Time is Now for Tommy Joseph to Get More Playing Time
Could we be seeing the beginning of the end of the Ryan Howard era with the Phillies?
It started out as a platoon with Darin Ruf, with Howard facing right-handed pitching and Ruf playing against lefties. However, that only netted Ruf six starts at first base, even though Howard was struggling to the tune of .154.
Phillies manager Pete Mackanin said following the Phillies loss in Chicago on Sunday that he plans to get Tommy Joseph more playing time against right-handed pitching, putting Ryan Howard on the bench.

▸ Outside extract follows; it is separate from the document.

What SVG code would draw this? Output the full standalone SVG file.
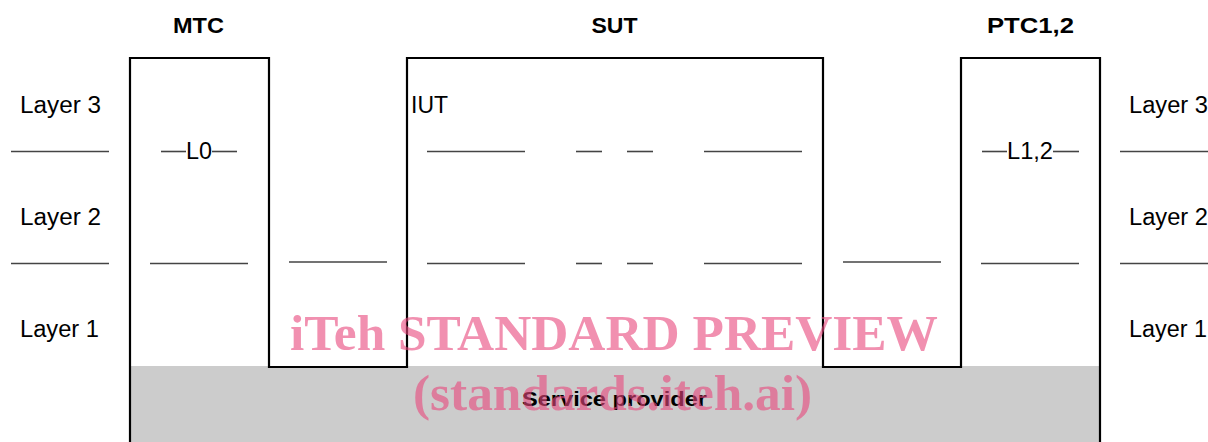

“We brought Joseph up here for a reason, to get a look at him, and I can’t let him stagnate on the bench like (Darin) Ruf ended up doing," Mackanin said. "So he’s going to face some right-handed pitchers to keep his timing, I don't know when the next time we're going to face a left-handed pitcher, but i'm going to use him (Joseph) a little more often than I did with Ruf."

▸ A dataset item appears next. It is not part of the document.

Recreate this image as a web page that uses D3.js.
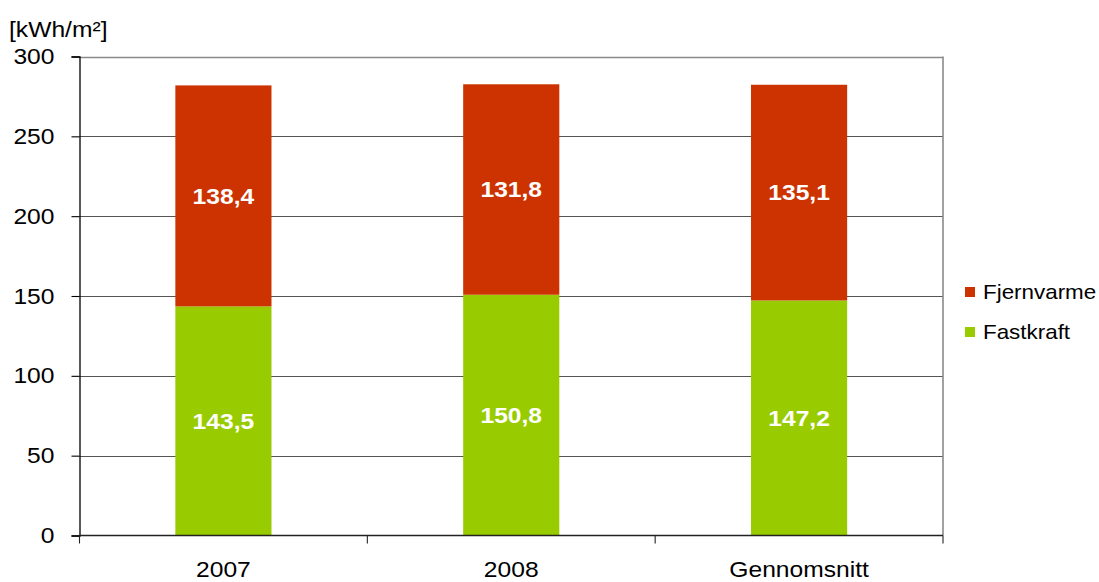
<!DOCTYPE html>
<html>
<head>
<meta charset="utf-8">
<script src="https://cdn.jsdelivr.net/npm/d3@7"></script>
<style>
  html, body { margin: 0; padding: 0; background: #fff; }
  svg { display: block; font-family: "Liberation Sans", Arial, sans-serif; }
</style>
</head>
<body>
<svg id="chart" width="1099" height="582"></svg>
<script>
// Energy use per square metre, by year and average
const categories = ["2007", "2008", "Gennomsnitt"];
const fastkraft = [143.5, 150.8, 147.2];
const fjernvarme = [138.4, 131.8, 135.1];
const seriesNames = ["Fastkraft", "Fjernvarme"];
const seriesColors = ["#99CC00", "#CC3300"];
const yTicks = [0, 50, 100, 150, 200, 250, 300];
const unitLabel = "[kWh/m²]";

const svg = d3.select("#chart");
const plot = { left: 79.5, right: 943, top: 56.5, bottom: 535.5 };
const SX = 1.12; // text is drawn slightly wide

// Place a text element at (px, py), widened horizontally around its anchor
function place(sel, px, py) {
  sel.attr("x", 0).attr("y", 0)
    .attr("transform", (d, i, n) => {
      const tx = typeof px === "function" ? px(d, i, n) : px;
      const ty = typeof py === "function" ? py(d, i, n) : py;
      return `translate(${tx},${ty}) scale(${SX},1)`;
    });
}

const x = d3.scaleBand().domain(categories).range([plot.left, plot.right]).padding(0);
const y = d3.scaleLinear().domain([0, 300]).range([plot.bottom, plot.top]);
const barW = x.bandwidth() * 0.334;

const rows = categories.map((c, i) => ({ cat: c, Fastkraft: fastkraft[i], Fjernvarme: fjernvarme[i] }));
const stacked = d3.stack().keys(seriesNames)(rows);

// Horizontal gridlines
svg.append("g")
  .selectAll("line")
  .data(yTicks.filter(t => t > 0))
  .join("line")
  .attr("x1", plot.left).attr("x2", plot.right)
  .attr("y1", d => Math.round(y(d)) + 0.5).attr("y2", d => Math.round(y(d)) + 0.5)
  .attr("stroke", d => d === 300 ? "#8a8a8a" : "#555")
  .attr("stroke-width", d => d === 300 ? 1.6 : 1.1);

// Right border of plot area
svg.append("line")
  .attr("x1", plot.right).attr("x2", plot.right)
  .attr("y1", plot.top).attr("y2", plot.bottom)
  .attr("stroke", "#8a8a8a").attr("stroke-width", 1.6);

// Stacked bars
const layers = svg.append("g").selectAll("g")
  .data(stacked)
  .join("g")
  .attr("fill", (d, i) => seriesColors[i]);

layers.selectAll("rect")
  .data(d => d)
  .join("rect")
  .attr("x", d => x(d.data.cat) + x.bandwidth() / 2 - barW / 2)
  .attr("width", barW)
  .attr("y", d => y(d[1]))
  .attr("height", d => y(d[0]) - y(d[1]));

// Value labels centred in each segment
layers.selectAll("text")
  .data(d => d.map(v => ({ v, key: d.key })))
  .join("text")
  .attr("dy", "0.35em")
  .attr("text-anchor", "middle")
  .attr("fill", "#fff")
  .attr("font-weight", "bold")
  .attr("font-size", "22px")
  .text(d => d3.format(".1f")(d.v.data[d.key]).replace(".", ","))
  .call(place, d => x(d.v.data.cat) + x.bandwidth() / 2, d => y((d.v[0] + d.v[1]) / 2));

// Y axis
const yAxis = svg.append("g")
  .attr("transform", `translate(${plot.left},0)`)
  .call(d3.axisLeft(y).tickValues(yTicks).tickSize(8));
yAxis.select(".domain").attr("stroke", "#000").attr("stroke-width", 1.3);
yAxis.selectAll(".tick line").attr("stroke", "#000").attr("stroke-width", 1.1);
yAxis.selectAll(".tick text")
  .attr("font-size", "22px")
  .attr("fill", "#000")
  .attr("font-family", "Liberation Sans, Arial, sans-serif")
  .call(place, -25, 0);

// X axis with ticks between categories
const xAxis = svg.append("g").attr("transform", `translate(0,${plot.bottom})`);
xAxis.append("line")
  .attr("x1", plot.left).attr("x2", plot.right)
  .attr("y1", 0).attr("y2", 0)
  .attr("stroke", "#222").attr("stroke-width", 1.6);
const boundaries = categories.map(c => x(c)).concat([plot.right]);
xAxis.selectAll(".bt")
  .data(boundaries)
  .join("line")
  .attr("class", "bt")
  .attr("x1", d => d).attr("x2", d => d)
  .attr("y1", 0).attr("y2", 8)
  .attr("stroke", "#222").attr("stroke-width", 1.1);
xAxis.selectAll("text")
  .data(categories)
  .join("text")
  .attr("text-anchor", "middle")
  .attr("font-size", "22px")
  .attr("fill", "#000")
  .text(d => d)
  .call(place, d => x(d) + x.bandwidth() / 2, 41);

// Unit label
svg.append("text")
  .attr("font-size", "22px")
  .attr("fill", "#000")
  .text(unitLabel)
  .call(place, 9, 37);

// Legend (Fjernvarme listed first)
const legendItems = [
  { name: seriesNames[1], color: seriesColors[1] },
  { name: seriesNames[0], color: seriesColors[0] }
];
const legend = svg.append("g").attr("transform", "translate(965,287)");
const li = legend.selectAll("g")
  .data(legendItems)
  .join("g")
  .attr("transform", (d, i) => `translate(0,${i * 40})`);
li.append("rect")
  .attr("width", 10).attr("height", 10)
  .attr("fill", d => d.color);
li.append("text")
  .attr("dy", "0.35em")
  .attr("font-size", "20px")
  .attr("fill", "#000")
  .text(d => d.name)
  .call(place, 18, 5);
</script>
</body>
</html>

Joseph was called up from AAA Lehigh Valley back on May 13 after hitting .347 with six homers - since his call-up the former catcher has pounded out 10 hits with three homers through his first 35 at-bats with the big club.
While the Howard debate has been going on for a few years now, this is really the first time the manager has come out and said that he was going to start sitting him more regularly - especially against right-handed pitching.
However, Phillies GM Matt Klentak recently told MLB Network Radio on SiriusXM that Howard wasn't in danger of losing playing time.
"Ryan can still do something that not a lot of players in this game can do and not a lot of player on our roster can do," Klentak told the show. "He is a threat to change the game with a home run every time he steps in to the batters box. As long as that's the case there is a place for him here - we can certainly use the power in our line-up."
Howard is hitting .154 with eight homers and 18 RBIs in 136 at-bats in 44 games this season.
"Ryan is leading out team in home runs, he is on pace to close to a 30 homer season in a platoon role, that's not easy to do," Klentak said. "I can respect that fact that he is hitting .160 and has stuck out a fair amount, I get all that. He's not the player that he was 10 years ago - we all recognize that."
Most Phillies fans have been able to recognize that for some time now.